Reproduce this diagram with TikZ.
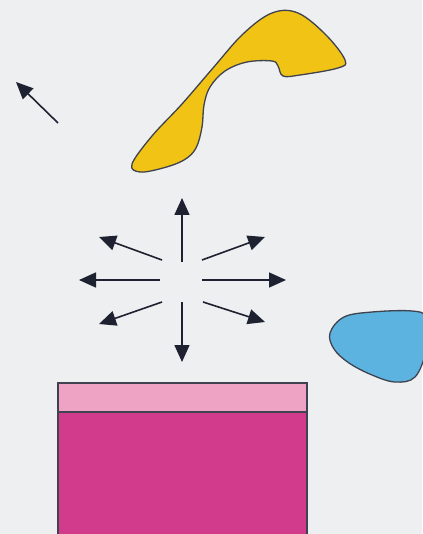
\documentclass[tikz,border=0pt]{standalone}
\usepackage{xcolor}
\usepackage{tikz}
\usetikzlibrary{arrows.meta}

\definecolor{paper}{HTML}{EDEFF1}
\definecolor{lemon}{HTML}{F1C314}
\definecolor{sky}{HTML}{5CB3DF}
\definecolor{rose}{HTML}{D23B8B}
\definecolor{blush}{HTML}{EEA3C4}
\definecolor{ink}{HTML}{1D2130}

\begin{document}
\begin{tikzpicture}[
    x=1pt, y=-1pt,
    outline/.style={draw=ink!85, line width=1.3pt},
    ray/.style={-{Triangle[length=17pt,width=15pt]}, ink, line width=1.6pt}
]
    \fill[paper] (0,0) rectangle (422,534);
    \useasboundingbox (0,0) rectangle (422,534);

    % yellow blob
    \draw[outline, fill=lemon] plot[smooth cycle, tension=0.6] coordinates {
        (132,164) (152,136) (182,104) (213,68) (243,34) (272,13)
        (298,13) (326,35) (345,60) (338,68) (300,75) (283,76)
        (278,66) (272,61) (247,62) (225,71) (210,87) (204,105)
        (202,127) (196,148) (184,160) (163,168) (140,172)};

    % blue blob
    \draw[outline, fill=sky] plot[smooth cycle, tension=0.6] coordinates {
        (330,333) (344,317) (372,312) (412,311) (426,318) (426,350)
        (415,377) (395,382) (372,375) (349,363) (334,349)};

    % pink box
    \draw[outline, fill=rose] (58,383) rectangle (307,536);
    \draw[outline, fill=blush] (58,383) rectangle (307,412);

    % arrows
    \coordinate (lone) at (58,123);
    \coordinate (loneTip) at (16,82);
    \draw[ray] (lone) -- (loneTip);

    \coordinate (n) at (182,262);   \coordinate (nTip) at (182,198);
    \coordinate (s) at (182,302);   \coordinate (sTip) at (182,362);
    \coordinate (w) at (160,280);   \coordinate (wTip) at (79,280);
    \coordinate (e) at (202,280);   \coordinate (eTip) at (286,280);
    \coordinate (nw) at (162,260);  \coordinate (nwTip) at (99,237);
    \coordinate (ne) at (202,260);  \coordinate (neTip) at (265,237);
    \coordinate (sw) at (162,302);  \coordinate (swTip) at (99,324);
    \coordinate (se) at (203,302);  \coordinate (seTip) at (265,322);
    \foreach \d in {n,s,w,e,nw,ne,sw,se}
        \draw[ray] (\d) -- (\d Tip);
\end{tikzpicture}
\end{document}
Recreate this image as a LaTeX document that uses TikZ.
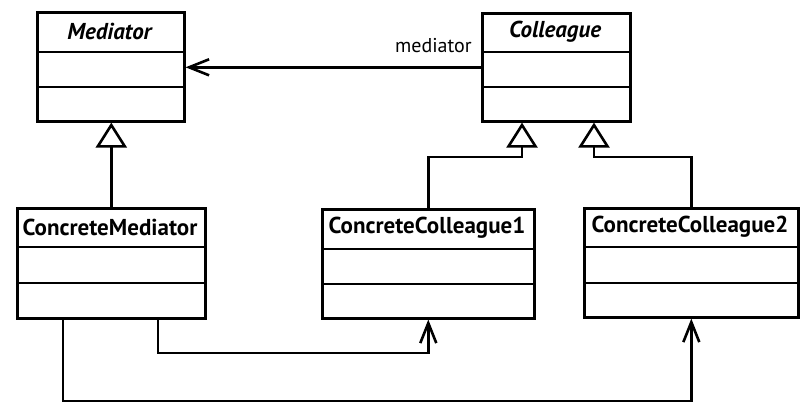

:::::

Each line containing the word "this" counts once; report the total alone.

2